Americans selling homes in the nation's hottest market last year made enough to turn around and buy a place for cash — and still have spare change for a Tesla.

Sellers in San Jose, Calif., made a median gain of 54% on the homes they bought nine years earlier, the greatest price appreciation of three dozen markets in a report out Tuesday by real estate data provider Zillow. That translates to a profit of nearly $300,000, comfortably ahead of the current median U.S. home price of $215,000.

The San Francisco metropolitan area was close behind, with sellers racking up a 46% increase over the prices they paid at the beginning of 2010. That gain works out to more than $220,000.

Home profits
A resident checks his mobile phone as a woman pushes a baby carriage in the Pulte Homes Inc. Pepper Lane development in San Jose, California, U.S. Photographer: David Paul Morris/Bloomberg

"A short supply of homes for sale has kept upward pressure" on prices, Zillow said in the report, noting that buyers are in a tough spot.

Sellers face their own challenges. Just over 70% last year were looking for a new home themselves, the report found. In about three-quarters of the metro areas Zillow studied — notably New York, Baltimore, Washington and Chicago — even robust gains from a sale weren't enough to put 20% down on a home in the area. In New York, where the typical seller owned his or her home for almost 11 years, the median gain of 15 percent, or $46,000, didn't come close to the typical down payment of $85,000.

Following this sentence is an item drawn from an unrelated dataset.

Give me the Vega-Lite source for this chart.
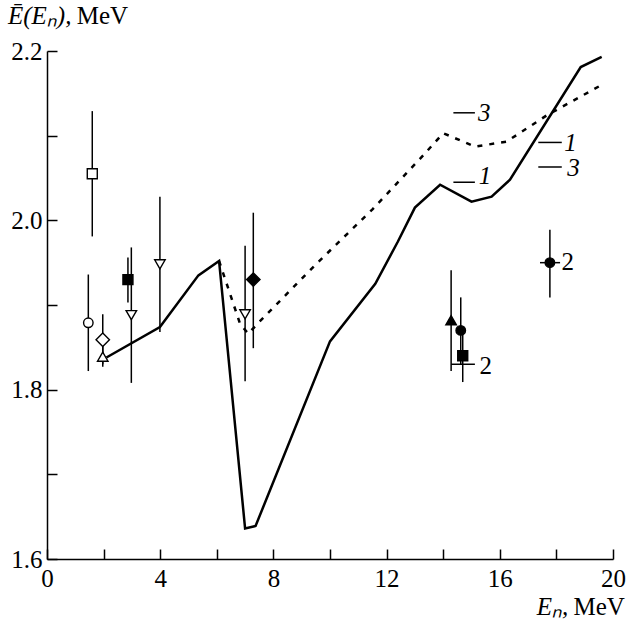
{
  "$schema": "https://vega.github.io/schema/vega-lite/v6.json",
  "width": 566,
  "height": 508,
  "autosize": {"type": "none"},
  "padding": {"left": 47, "top": 51, "right": 15, "bottom": 61},
  "background": "white",
  "config": {
    "view": {"stroke": null},
    "font": "Liberation Serif",
    "text": {"font": "Liberation Serif"},
    "axis": {
      "domainColor": "black",
      "domainWidth": 1.5,
      "tickColor": "black",
      "tickWidth": 1.5,
      "tickSize": -10,
      "labelFont": "Liberation Serif",
      "labelFontSize": 25,
      "labelColor": "black",
      "labelFlush": false,
      "grid": false
    }
  },
  "datasets": {
    "solid": [
      {"E": 2.1, "Ebar": 1.838},
      {"E": 3.99, "Ebar": 1.874},
      {"E": 5.35, "Ebar": 1.935},
      {"E": 6.08, "Ebar": 1.952},
      {"E": 7.0, "Ebar": 1.636},
      {"E": 7.37, "Ebar": 1.639},
      {"E": 10.0, "Ebar": 1.857},
      {"E": 11.6, "Ebar": 1.925},
      {"E": 12.4, "Ebar": 1.975},
      {"E": 13.0, "Ebar": 2.015},
      {"E": 13.89, "Ebar": 2.042},
      {"E": 15.0, "Ebar": 2.022},
      {"E": 15.71, "Ebar": 2.028},
      {"E": 16.36, "Ebar": 2.048},
      {"E": 18.86, "Ebar": 2.181},
      {"E": 19.6, "Ebar": 2.193}
    ],
    "dashed": [
      {"E": 6.08, "Ebar": 1.952},
      {"E": 6.82, "Ebar": 1.878},
      {"E": 7.11, "Ebar": 1.866},
      {"E": 7.47, "Ebar": 1.879},
      {"E": 9.47, "Ebar": 1.947},
      {"E": 11.5, "Ebar": 2.013},
      {"E": 13.3, "Ebar": 2.077},
      {"E": 14.0, "Ebar": 2.103},
      {"E": 15.12, "Ebar": 2.087},
      {"E": 16.24, "Ebar": 2.093},
      {"E": 17.66, "Ebar": 2.124},
      {"E": 19.6, "Ebar": 2.16}
    ],
    "points": [
      {"set": "circle-open", "E": 1.46, "Ebar": 1.879, "lo": 1.822, "hi": 1.936},
      {"set": "square-open", "E": 1.6, "Ebar": 2.055, "lo": 1.981, "hi": 2.129},
      {"set": "diamond-open", "E": 1.97, "Ebar": 1.859, "lo": 1.83, "hi": 1.889},
      {"set": "triangle-up-open", "E": 1.97, "Ebar": 1.839, "lo": 1.827, "hi": 1.851},
      {"set": "square-filled", "E": 2.86, "Ebar": 1.93, "lo": 1.903, "hi": 1.956},
      {"set": "triangle-down-open", "E": 2.98, "Ebar": 1.888, "lo": 1.808, "hi": 1.968},
      {"set": "triangle-down-open", "E": 3.99, "Ebar": 1.948, "lo": 1.868, "hi": 2.028},
      {"set": "triangle-down-open", "E": 7.0, "Ebar": 1.889, "lo": 1.81, "hi": 1.97},
      {"set": "diamond-filled", "E": 7.29, "Ebar": 1.93, "lo": 1.849, "hi": 2.009},
      {"set": "triangle-up-filled", "E": 14.28, "Ebar": 1.882, "lo": 1.822, "hi": 1.941},
      {"set": "circle-filled", "E": 14.62, "Ebar": 1.87, "lo": 1.83, "hi": 1.909},
      {"set": "square-filled", "E": 14.69, "Ebar": 1.84, "lo": 1.809, "hi": 1.87},
      {"set": "circle-filled", "E": 17.77, "Ebar": 1.95, "lo": 1.909, "hi": 1.989}
    ],
    "labels": [
      {"curve": "3", "x1": 14.36, "x2": 15.12, "ly": 2.127, "tx": 15.45, "ty": 2.127},
      {"curve": "1", "x1": 14.36, "x2": 15.12, "ly": 2.045, "tx": 15.48, "ty": 2.052},
      {"curve": "1", "x1": 17.36, "x2": 18.19, "ly": 2.092, "tx": 18.5, "ty": 2.091},
      {"curve": "3", "x1": 17.36, "x2": 18.19, "ly": 2.063, "tx": 18.6, "ty": 2.062},
      {"curve": "2", "x1": 14.28, "x2": 15.12, "ly": 1.83, "tx": 15.5, "ty": 1.828},
      {"curve": "2", "x1": 17.42, "x2": 18.13, "ly": 1.95, "tx": 18.4, "ty": 1.951}
    ]
  },
  "layer": [
    {
      "data": {"name": "solid"},
      "mark": {"type": "line", "color": "black", "strokeWidth": 2.5, "strokeJoin": "miter"},
      "encoding": {
        "x": {
          "field": "E", "type": "quantitative", "title": null,
          "scale": {"domain": [0, 20], "nice": false},
          "axis": {
            "values": [0, 2, 4, 6, 8, 10, 12, 14, 16, 18, 20],
            "format": "d",
            "labelExpr": "datum.value % 4 === 0 ? datum.label : ''",
            "labelPadding": 17
          }
        },
        "y": {
          "field": "Ebar", "type": "quantitative", "title": null,
          "scale": {"domain": [1.6, 2.2], "nice": false, "zero": false},
          "axis": {
            "values": [1.6, 1.7, 1.8, 1.9, 2.0, 2.1, 2.2],
            "labelExpr": "round(datum.value * 10) % 2 === 0 ? format(datum.value, '.1f') : ''",
            "labelPadding": 15
          }
        }
      }
    },
    {
      "data": {"name": "dashed"},
      "mark": {"type": "line", "color": "black", "strokeWidth": 2.5, "strokeDash": [5, 7]},
      "encoding": {
        "x": {"field": "E", "type": "quantitative", "title": null},
        "y": {"field": "Ebar", "type": "quantitative", "title": null}
      }
    },
    {
      "data": {"name": "points"},
      "mark": {"type": "rule", "color": "black", "strokeWidth": 1.5},
      "encoding": {
        "x": {"field": "E", "type": "quantitative", "title": null},
        "y": {"field": "lo", "type": "quantitative", "title": null},
        "y2": {"field": "hi"}
      }
    },
    {
      "data": {"name": "points"},
      "transform": [{"filter": "datum.set === 'circle-open' || datum.set === 'circle-filled'"}],
      "mark": {"type": "point", "shape": "circle", "size": 90, "filled": true, "stroke": "black", "strokeWidth": 1.4, "opacity": 1},
      "encoding": {
        "x": {"field": "E", "type": "quantitative", "title": null},
        "y": {"field": "Ebar", "type": "quantitative", "title": null},
        "fill": {"field": "set", "type": "nominal", "legend": null, "scale": {"domain": ["circle-open", "circle-filled"], "range": ["white", "black"]}}
      }
    },
    {
      "data": {"name": "points"},
      "transform": [{"filter": "datum.set === 'square-open' || datum.set === 'square-filled'"}],
      "mark": {"type": "point", "shape": "square", "size": 100, "filled": true, "stroke": "black", "strokeWidth": 1.4, "opacity": 1},
      "encoding": {
        "x": {"field": "E", "type": "quantitative", "title": null},
        "y": {"field": "Ebar", "type": "quantitative", "title": null},
        "fill": {"field": "set", "type": "nominal", "legend": null, "scale": {"domain": ["square-open", "square-filled"], "range": ["white", "black"]}}
      }
    },
    {
      "data": {"name": "points"},
      "transform": [{"filter": "datum.set === 'diamond-open' || datum.set === 'diamond-filled'"}],
      "mark": {"type": "point", "shape": "M-1,0L0,-1L1,0L0,1Z", "size": 180, "filled": true, "stroke": "black", "strokeWidth": 1.4, "opacity": 1},
      "encoding": {
        "x": {"field": "E", "type": "quantitative", "title": null},
        "y": {"field": "Ebar", "type": "quantitative", "title": null},
        "fill": {"field": "set", "type": "nominal", "legend": null, "scale": {"domain": ["diamond-open", "diamond-filled"], "range": ["white", "black"]}}
      }
    },
    {
      "data": {"name": "points"},
      "transform": [{"filter": "datum.set === 'triangle-up-open' || datum.set === 'triangle-up-filled'"}],
      "mark": {"type": "point", "shape": "triangle-up", "size": 110, "filled": true, "stroke": "black", "strokeWidth": 1.4, "opacity": 1},
      "encoding": {
        "x": {"field": "E", "type": "quantitative", "title": null},
        "y": {"field": "Ebar", "type": "quantitative", "title": null},
        "fill": {"field": "set", "type": "nominal", "legend": null, "scale": {"domain": ["triangle-up-open", "triangle-up-filled"], "range": ["white", "black"]}}
      }
    },
    {
      "data": {"name": "points"},
      "transform": [{"filter": "datum.set === 'triangle-down-open'"}],
      "mark": {"type": "point", "shape": "triangle-down", "size": 110, "filled": true, "fill": "white", "stroke": "black", "strokeWidth": 1.4, "opacity": 1},
      "encoding": {
        "x": {"field": "E", "type": "quantitative", "title": null},
        "y": {"field": "Ebar", "type": "quantitative", "title": null}
      }
    },
    {
      "data": {"name": "labels"},
      "mark": {"type": "rule", "color": "black", "strokeWidth": 1.5},
      "encoding": {
        "x": {"field": "x1", "type": "quantitative", "title": null},
        "x2": {"field": "x2"},
        "y": {"field": "ly", "type": "quantitative", "title": null}
      }
    },
    {
      "data": {"name": "labels"},
      "transform": [{"filter": "datum.curve !== '2'"}],
      "mark": {"type": "text", "font": "Liberation Serif", "fontSize": 25, "fontStyle": "italic", "align": "center", "baseline": "middle", "color": "black"},
      "encoding": {
        "x": {"field": "tx", "type": "quantitative", "title": null},
        "y": {"field": "ty", "type": "quantitative", "title": null},
        "text": {"field": "curve"}
      }
    },
    {
      "data": {"name": "labels"},
      "transform": [{"filter": "datum.curve === '2'"}],
      "mark": {"type": "text", "font": "Liberation Serif", "fontSize": 25, "align": "center", "baseline": "middle", "color": "black"},
      "encoding": {
        "x": {"field": "tx", "type": "quantitative", "title": null},
        "y": {"field": "ty", "type": "quantitative", "title": null},
        "text": {"field": "curve"}
      }
    },
    {
      "data": {"values": [{"t": "Ē(Eₙ),", "x": -1.38, "y": 2.2413}]},
      "mark": {"type": "text", "font": "Liberation Serif", "fontSize": 25, "fontStyle": "italic", "align": "left", "baseline": "middle", "color": "black"},
      "encoding": {
        "x": {"field": "x", "type": "quantitative", "title": null},
        "y": {"field": "y", "type": "quantitative", "title": null},
        "text": {"field": "t"}
      }
    },
    {
      "data": {"values": [{"t": "MeV", "x": 1.05, "y": 2.2413}]},
      "mark": {"type": "text", "font": "Liberation Serif", "fontSize": 25, "align": "left", "baseline": "middle", "color": "black"},
      "encoding": {
        "x": {"field": "x", "type": "quantitative", "title": null},
        "y": {"field": "y", "type": "quantitative", "title": null},
        "text": {"field": "t"}
      }
    },
    {
      "data": {"values": [{"t": "Eₙ,", "x": 18.42, "y": 1.5433}]},
      "mark": {"type": "text", "font": "Liberation Serif", "fontSize": 25, "fontStyle": "italic", "align": "right", "baseline": "middle", "color": "black"},
      "encoding": {
        "x": {"field": "x", "type": "quantitative", "title": null},
        "y": {"field": "y", "type": "quantitative", "title": null},
        "text": {"field": "t"}
      }
    },
    {
      "data": {"values": [{"t": "MeV", "x": 20.42, "y": 1.5433}]},
      "mark": {"type": "text", "font": "Liberation Serif", "fontSize": 25, "align": "right", "baseline": "middle", "color": "black"},
      "encoding": {
        "x": {"field": "x", "type": "quantitative", "title": null},
        "y": {"field": "y", "type": "quantitative", "title": null},
        "text": {"field": "t"}
      }
    }
  ]
}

For the U.S. as a whole, where sellers owned their homes for 8.4 years, they made a median profit of 21%, or $39,000, just missing the 20% down payment of $43,000.

Still, Zillow Senior Economist Aaron Terrazas noted, Americans in the nation's hottest markets "have been able to cash in when they sell their homes," wielding "an advantage over first-time buyers who may be coming in with smaller down payments."